Stored dataset items:
☆ ☆ ☆
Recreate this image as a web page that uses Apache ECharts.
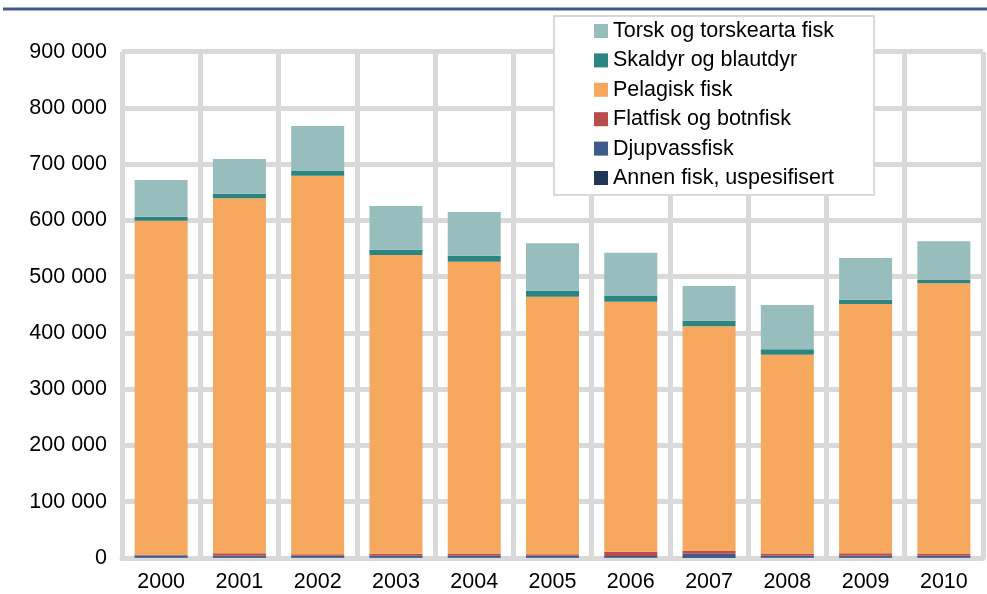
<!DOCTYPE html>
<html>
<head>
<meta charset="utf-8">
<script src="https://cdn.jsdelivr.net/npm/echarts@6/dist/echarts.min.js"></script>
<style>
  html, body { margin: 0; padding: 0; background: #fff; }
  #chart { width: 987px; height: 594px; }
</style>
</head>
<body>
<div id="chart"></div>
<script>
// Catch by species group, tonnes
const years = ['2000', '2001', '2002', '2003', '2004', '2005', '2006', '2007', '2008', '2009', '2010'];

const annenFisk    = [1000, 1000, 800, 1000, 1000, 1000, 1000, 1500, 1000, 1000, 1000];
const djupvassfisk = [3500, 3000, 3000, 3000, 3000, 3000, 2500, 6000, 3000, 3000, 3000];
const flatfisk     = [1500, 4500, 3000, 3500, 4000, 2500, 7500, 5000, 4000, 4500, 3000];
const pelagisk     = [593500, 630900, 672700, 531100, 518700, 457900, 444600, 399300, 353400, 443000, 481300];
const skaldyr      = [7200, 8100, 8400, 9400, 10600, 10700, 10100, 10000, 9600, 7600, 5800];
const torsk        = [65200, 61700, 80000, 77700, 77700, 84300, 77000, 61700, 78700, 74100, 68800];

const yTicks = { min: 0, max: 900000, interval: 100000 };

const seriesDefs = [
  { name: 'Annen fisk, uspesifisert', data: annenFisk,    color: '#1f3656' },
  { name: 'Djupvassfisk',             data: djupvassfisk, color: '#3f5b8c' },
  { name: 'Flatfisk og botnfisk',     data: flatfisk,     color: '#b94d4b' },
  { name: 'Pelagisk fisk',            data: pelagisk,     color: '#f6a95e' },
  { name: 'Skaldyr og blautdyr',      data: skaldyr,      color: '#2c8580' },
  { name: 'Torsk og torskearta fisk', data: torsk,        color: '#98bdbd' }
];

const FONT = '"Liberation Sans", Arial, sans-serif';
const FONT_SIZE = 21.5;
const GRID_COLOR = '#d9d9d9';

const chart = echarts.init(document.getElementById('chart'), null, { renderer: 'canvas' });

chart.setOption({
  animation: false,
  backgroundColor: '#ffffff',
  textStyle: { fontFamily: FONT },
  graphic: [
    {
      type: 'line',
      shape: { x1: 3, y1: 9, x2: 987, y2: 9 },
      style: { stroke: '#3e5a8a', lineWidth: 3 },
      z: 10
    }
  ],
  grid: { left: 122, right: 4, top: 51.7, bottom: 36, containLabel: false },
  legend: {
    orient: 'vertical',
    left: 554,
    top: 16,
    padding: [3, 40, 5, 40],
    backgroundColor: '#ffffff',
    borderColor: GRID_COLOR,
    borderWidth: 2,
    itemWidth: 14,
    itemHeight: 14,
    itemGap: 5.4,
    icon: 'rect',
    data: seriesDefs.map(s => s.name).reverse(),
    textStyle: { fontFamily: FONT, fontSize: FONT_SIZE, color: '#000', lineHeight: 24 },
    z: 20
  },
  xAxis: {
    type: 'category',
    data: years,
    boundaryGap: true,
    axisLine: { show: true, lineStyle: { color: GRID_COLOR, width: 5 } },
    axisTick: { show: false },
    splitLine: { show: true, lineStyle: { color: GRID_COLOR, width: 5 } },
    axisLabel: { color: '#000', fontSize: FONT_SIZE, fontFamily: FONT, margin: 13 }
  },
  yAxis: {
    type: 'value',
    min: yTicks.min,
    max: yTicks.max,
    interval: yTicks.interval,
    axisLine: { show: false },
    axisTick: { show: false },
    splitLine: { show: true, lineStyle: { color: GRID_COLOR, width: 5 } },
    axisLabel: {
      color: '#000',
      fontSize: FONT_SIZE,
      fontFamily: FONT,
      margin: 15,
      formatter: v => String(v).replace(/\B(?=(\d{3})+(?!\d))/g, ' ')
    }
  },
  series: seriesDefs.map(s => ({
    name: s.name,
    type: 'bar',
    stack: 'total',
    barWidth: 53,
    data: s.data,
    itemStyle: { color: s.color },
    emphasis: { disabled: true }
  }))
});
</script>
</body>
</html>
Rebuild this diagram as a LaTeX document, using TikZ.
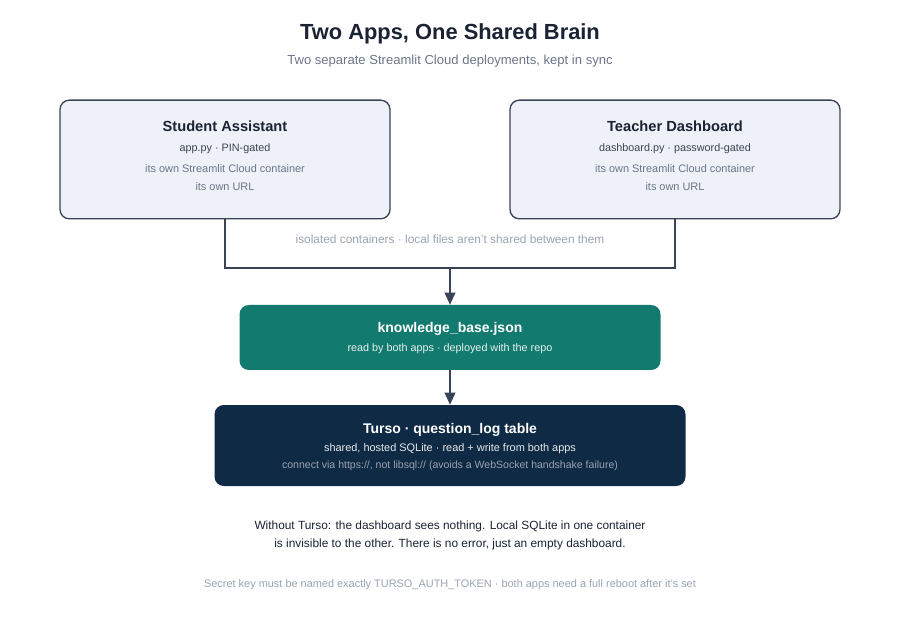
☆ ☆ ☆
### Request
Only the lines from the start of the material through the line containing "900000, interval: 100000" should be transcribed. Pictures stay out.

### Solution to this exercise
Recreate this image as a web page that uses Apache ECharts.
<!DOCTYPE html>
<html>
<head>
<meta charset="utf-8">
<script src="https://cdn.jsdelivr.net/npm/echarts@6/dist/echarts.min.js"></script>
<style>
  html, body { margin: 0; padding: 0; background: #fff; }
  #chart { width: 987px; height: 594px; }
</style>
</head>
<body>
<div id="chart"></div>
<script>
// Catch by species group, tonnes
const years = ['2000', '2001', '2002', '2003', '2004', '2005', '2006', '2007', '2008', '2009', '2010'];

const annenFisk    = [1000, 1000, 800, 1000, 1000, 1000, 1000, 1500, 1000, 1000, 1000];
const djupvassfisk = [3500, 3000, 3000, 3000, 3000, 3000, 2500, 6000, 3000, 3000, 3000];
const flatfisk     = [1500, 4500, 3000, 3500, 4000, 2500, 7500, 5000, 4000, 4500, 3000];
const pelagisk     = [593500, 630900, 672700, 531100, 518700, 457900, 444600, 399300, 353400, 443000, 481300];
const skaldyr      = [7200, 8100, 8400, 9400, 10600, 10700, 10100, 10000, 9600, 7600, 5800];
const torsk        = [65200, 61700, 80000, 77700, 77700, 84300, 77000, 61700, 78700, 74100, 68800];

const yTicks = { min: 0, max: 900000, interval: 100000 };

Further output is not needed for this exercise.